> [AVAILABLE DATA]
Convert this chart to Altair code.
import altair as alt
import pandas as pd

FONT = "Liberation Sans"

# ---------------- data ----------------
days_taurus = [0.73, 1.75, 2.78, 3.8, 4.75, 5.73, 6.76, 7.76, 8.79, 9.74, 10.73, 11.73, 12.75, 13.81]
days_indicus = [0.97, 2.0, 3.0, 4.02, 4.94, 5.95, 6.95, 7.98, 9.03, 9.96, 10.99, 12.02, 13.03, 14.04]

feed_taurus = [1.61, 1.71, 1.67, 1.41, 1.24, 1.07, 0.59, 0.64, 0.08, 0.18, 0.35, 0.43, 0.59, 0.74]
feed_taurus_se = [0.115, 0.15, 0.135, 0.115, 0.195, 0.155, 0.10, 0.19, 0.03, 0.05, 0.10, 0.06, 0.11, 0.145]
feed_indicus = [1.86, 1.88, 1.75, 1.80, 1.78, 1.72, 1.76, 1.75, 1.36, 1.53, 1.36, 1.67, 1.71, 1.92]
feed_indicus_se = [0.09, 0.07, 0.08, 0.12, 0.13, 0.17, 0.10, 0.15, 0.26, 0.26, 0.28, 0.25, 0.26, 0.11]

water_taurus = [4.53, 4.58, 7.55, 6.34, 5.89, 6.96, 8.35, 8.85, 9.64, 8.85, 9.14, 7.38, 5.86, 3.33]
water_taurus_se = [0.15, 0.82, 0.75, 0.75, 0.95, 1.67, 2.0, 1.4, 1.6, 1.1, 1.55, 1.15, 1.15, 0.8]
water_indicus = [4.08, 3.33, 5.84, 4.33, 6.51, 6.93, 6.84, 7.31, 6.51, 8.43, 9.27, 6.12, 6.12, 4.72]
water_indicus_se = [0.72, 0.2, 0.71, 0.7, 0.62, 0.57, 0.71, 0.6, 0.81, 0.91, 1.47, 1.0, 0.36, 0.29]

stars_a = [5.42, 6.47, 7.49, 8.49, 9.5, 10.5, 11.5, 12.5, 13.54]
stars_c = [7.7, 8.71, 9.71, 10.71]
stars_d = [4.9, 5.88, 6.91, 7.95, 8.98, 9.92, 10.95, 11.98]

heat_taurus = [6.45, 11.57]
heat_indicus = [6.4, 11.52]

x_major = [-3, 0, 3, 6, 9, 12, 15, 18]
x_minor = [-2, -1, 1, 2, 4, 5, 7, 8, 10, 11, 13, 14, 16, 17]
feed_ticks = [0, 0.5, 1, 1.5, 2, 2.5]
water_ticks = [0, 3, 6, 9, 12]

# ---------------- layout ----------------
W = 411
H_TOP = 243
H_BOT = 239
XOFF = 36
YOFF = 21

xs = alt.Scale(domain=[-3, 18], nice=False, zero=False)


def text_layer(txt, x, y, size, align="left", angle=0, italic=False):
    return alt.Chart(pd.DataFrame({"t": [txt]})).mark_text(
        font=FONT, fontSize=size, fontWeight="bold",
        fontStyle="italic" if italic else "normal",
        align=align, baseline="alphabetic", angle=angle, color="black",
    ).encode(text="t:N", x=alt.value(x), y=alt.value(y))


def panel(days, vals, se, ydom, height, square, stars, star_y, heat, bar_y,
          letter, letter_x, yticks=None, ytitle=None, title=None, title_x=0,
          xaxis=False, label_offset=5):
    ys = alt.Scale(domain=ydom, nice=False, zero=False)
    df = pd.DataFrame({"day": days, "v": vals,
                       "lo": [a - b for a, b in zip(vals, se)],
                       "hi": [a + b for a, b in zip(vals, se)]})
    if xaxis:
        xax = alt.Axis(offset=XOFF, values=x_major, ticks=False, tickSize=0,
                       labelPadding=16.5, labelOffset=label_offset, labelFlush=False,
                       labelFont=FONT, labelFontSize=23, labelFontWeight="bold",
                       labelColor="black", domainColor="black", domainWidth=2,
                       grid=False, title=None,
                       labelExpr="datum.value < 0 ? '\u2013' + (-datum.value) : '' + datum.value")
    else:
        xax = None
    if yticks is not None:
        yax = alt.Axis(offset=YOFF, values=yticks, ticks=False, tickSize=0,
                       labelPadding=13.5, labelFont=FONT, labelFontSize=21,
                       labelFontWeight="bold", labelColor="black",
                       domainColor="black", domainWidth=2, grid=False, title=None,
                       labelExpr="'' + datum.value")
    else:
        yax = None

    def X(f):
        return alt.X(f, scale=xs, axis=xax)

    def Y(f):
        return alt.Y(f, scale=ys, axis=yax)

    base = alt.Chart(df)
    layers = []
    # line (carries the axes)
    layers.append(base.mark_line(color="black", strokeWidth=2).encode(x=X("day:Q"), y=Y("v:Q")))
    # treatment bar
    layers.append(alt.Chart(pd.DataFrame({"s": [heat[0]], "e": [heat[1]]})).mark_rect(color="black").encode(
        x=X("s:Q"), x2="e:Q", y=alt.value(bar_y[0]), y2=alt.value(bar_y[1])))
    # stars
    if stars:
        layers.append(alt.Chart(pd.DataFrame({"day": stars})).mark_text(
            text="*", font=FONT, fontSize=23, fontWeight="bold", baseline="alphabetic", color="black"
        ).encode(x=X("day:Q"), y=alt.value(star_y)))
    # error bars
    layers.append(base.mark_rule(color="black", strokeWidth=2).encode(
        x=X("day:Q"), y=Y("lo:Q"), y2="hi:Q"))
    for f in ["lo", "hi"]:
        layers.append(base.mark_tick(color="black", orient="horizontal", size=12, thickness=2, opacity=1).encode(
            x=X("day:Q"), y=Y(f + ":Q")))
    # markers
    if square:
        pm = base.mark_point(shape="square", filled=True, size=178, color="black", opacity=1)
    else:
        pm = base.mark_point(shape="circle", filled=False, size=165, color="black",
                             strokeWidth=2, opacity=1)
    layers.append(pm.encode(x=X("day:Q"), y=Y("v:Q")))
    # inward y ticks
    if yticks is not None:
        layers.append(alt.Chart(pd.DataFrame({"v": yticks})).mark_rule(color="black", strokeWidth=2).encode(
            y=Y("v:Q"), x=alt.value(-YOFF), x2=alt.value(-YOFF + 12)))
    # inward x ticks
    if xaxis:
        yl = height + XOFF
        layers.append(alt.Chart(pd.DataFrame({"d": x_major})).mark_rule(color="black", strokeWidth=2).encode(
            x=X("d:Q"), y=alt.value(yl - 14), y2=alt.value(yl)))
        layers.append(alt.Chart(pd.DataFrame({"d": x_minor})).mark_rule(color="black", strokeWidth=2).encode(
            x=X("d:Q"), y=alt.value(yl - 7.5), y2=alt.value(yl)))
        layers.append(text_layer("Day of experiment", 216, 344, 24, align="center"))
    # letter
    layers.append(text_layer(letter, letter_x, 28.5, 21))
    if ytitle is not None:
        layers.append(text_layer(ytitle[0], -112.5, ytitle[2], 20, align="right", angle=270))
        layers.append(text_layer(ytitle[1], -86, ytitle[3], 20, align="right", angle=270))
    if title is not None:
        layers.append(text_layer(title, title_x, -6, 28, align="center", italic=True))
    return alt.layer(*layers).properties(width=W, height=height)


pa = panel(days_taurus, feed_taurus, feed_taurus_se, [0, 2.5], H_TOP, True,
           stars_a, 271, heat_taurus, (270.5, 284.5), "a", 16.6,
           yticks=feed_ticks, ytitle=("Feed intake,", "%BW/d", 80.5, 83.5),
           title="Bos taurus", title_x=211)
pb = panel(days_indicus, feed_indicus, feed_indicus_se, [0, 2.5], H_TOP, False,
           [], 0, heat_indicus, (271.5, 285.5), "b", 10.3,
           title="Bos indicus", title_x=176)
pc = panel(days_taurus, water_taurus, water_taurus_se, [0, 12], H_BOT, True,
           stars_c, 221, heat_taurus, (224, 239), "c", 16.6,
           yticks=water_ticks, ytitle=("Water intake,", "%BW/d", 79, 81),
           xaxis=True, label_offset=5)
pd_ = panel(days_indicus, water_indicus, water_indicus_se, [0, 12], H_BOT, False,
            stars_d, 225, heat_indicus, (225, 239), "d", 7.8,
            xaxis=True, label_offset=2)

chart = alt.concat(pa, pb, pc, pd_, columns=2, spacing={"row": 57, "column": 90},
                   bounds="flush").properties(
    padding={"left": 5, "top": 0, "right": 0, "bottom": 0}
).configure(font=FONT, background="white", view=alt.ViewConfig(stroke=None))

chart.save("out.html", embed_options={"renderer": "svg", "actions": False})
...
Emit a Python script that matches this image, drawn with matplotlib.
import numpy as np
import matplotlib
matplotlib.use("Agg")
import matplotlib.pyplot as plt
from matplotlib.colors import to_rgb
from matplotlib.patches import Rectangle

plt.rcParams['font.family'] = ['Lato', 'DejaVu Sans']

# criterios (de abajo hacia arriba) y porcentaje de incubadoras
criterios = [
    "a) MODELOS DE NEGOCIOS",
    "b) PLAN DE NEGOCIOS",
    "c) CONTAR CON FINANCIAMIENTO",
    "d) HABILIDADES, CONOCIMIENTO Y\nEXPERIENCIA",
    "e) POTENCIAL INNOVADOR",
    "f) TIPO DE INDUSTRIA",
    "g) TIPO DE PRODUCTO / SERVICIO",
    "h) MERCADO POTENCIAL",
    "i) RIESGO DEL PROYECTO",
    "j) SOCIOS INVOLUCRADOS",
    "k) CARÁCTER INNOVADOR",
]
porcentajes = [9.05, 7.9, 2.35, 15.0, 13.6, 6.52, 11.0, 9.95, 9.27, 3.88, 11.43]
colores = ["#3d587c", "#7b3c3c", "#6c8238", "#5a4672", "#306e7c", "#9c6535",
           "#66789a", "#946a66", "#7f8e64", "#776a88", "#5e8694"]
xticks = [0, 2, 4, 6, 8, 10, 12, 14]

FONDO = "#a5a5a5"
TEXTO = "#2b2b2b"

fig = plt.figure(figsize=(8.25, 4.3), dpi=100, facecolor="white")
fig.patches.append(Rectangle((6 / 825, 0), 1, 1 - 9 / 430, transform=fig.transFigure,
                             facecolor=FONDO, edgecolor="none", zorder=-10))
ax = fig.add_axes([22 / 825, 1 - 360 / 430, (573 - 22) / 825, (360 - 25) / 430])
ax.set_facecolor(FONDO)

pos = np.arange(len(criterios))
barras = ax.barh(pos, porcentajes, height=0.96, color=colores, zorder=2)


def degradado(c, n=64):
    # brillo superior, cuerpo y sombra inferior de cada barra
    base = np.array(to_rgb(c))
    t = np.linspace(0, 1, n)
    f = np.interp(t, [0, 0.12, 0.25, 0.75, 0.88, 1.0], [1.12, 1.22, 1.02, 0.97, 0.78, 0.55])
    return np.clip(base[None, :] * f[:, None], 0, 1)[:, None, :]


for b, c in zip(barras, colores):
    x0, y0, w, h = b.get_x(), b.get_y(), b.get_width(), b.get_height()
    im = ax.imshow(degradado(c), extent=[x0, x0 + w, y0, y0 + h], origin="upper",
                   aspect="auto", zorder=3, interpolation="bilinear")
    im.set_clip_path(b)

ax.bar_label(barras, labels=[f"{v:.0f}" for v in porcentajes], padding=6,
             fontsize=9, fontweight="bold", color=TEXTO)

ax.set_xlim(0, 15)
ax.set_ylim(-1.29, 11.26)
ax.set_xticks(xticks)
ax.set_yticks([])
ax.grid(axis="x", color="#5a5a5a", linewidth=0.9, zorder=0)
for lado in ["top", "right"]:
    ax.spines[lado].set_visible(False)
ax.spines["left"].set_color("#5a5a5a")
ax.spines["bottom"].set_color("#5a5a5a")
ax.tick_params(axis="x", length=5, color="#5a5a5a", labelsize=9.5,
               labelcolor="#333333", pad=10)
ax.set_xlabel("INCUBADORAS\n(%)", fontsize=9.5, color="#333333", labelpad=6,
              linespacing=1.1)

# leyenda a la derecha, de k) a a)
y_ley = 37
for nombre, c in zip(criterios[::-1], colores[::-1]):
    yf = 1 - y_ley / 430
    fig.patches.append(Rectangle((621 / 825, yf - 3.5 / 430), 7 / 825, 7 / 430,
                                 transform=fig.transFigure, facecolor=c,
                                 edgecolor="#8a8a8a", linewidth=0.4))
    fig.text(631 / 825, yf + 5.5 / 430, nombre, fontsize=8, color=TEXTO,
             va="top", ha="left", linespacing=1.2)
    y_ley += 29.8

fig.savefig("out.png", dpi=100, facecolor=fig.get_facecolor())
---
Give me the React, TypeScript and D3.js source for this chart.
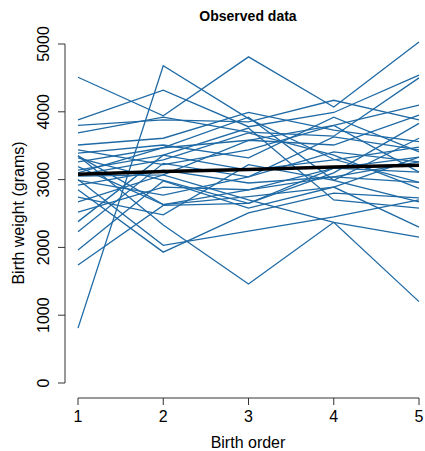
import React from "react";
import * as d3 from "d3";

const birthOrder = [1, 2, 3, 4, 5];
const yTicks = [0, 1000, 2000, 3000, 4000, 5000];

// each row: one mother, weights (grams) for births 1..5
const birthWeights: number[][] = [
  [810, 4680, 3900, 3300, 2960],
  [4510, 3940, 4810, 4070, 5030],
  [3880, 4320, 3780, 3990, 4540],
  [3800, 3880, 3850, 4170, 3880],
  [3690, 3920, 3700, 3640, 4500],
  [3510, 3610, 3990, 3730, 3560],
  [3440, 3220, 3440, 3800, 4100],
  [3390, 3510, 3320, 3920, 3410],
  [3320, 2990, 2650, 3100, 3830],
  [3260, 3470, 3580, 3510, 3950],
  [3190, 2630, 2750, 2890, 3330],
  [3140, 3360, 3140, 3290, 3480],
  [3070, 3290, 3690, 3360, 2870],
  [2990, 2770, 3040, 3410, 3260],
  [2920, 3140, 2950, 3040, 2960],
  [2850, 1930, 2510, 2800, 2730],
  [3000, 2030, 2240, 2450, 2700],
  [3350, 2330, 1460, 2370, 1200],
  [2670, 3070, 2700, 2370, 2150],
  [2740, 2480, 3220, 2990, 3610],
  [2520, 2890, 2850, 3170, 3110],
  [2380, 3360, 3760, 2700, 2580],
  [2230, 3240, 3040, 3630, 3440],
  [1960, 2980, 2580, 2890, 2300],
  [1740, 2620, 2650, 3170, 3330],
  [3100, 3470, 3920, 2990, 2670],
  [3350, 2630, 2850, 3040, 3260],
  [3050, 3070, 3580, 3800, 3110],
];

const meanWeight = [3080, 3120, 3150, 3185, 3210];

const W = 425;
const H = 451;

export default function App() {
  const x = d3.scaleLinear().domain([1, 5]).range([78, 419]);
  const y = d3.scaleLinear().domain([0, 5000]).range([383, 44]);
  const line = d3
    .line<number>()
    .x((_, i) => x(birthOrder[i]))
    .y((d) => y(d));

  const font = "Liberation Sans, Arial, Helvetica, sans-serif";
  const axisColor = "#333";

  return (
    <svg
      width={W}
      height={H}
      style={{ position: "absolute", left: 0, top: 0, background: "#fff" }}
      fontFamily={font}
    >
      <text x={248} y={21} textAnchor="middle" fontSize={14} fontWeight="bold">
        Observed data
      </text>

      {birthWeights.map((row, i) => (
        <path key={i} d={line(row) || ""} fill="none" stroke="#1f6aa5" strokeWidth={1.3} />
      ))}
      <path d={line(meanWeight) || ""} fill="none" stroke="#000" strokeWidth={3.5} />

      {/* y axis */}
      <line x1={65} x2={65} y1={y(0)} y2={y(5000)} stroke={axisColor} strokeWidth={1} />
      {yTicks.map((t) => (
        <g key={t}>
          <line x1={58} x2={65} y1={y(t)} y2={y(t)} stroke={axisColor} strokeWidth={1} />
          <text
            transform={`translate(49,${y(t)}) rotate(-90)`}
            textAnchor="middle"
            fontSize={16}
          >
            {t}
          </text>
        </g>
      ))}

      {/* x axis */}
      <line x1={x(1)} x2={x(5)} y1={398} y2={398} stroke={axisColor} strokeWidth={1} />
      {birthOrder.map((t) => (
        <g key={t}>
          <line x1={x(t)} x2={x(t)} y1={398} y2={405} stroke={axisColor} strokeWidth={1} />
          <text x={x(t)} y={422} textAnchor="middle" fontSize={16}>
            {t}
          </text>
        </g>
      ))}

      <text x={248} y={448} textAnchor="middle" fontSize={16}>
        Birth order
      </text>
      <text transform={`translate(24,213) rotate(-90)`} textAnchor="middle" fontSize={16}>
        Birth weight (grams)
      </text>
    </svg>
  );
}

> [WHAT YOU ARE ASKED TO DO] The line with "Emit a Python" marks the start and the line with "plt.rcParams['font.family'] = ['Lato', 'DejaVu" marks the end; transcribe every line in that stretch, unchanged.

> [CORRECT ANSWER]
Emit a Python script that matches this image, drawn with matplotlib.
import numpy as np
import matplotlib
matplotlib.use("Agg")
import matplotlib.pyplot as plt
from matplotlib.colors import to_rgb
from matplotlib.patches import Rectangle

plt.rcParams['font.family'] = ['Lato', 'DejaVu Sans']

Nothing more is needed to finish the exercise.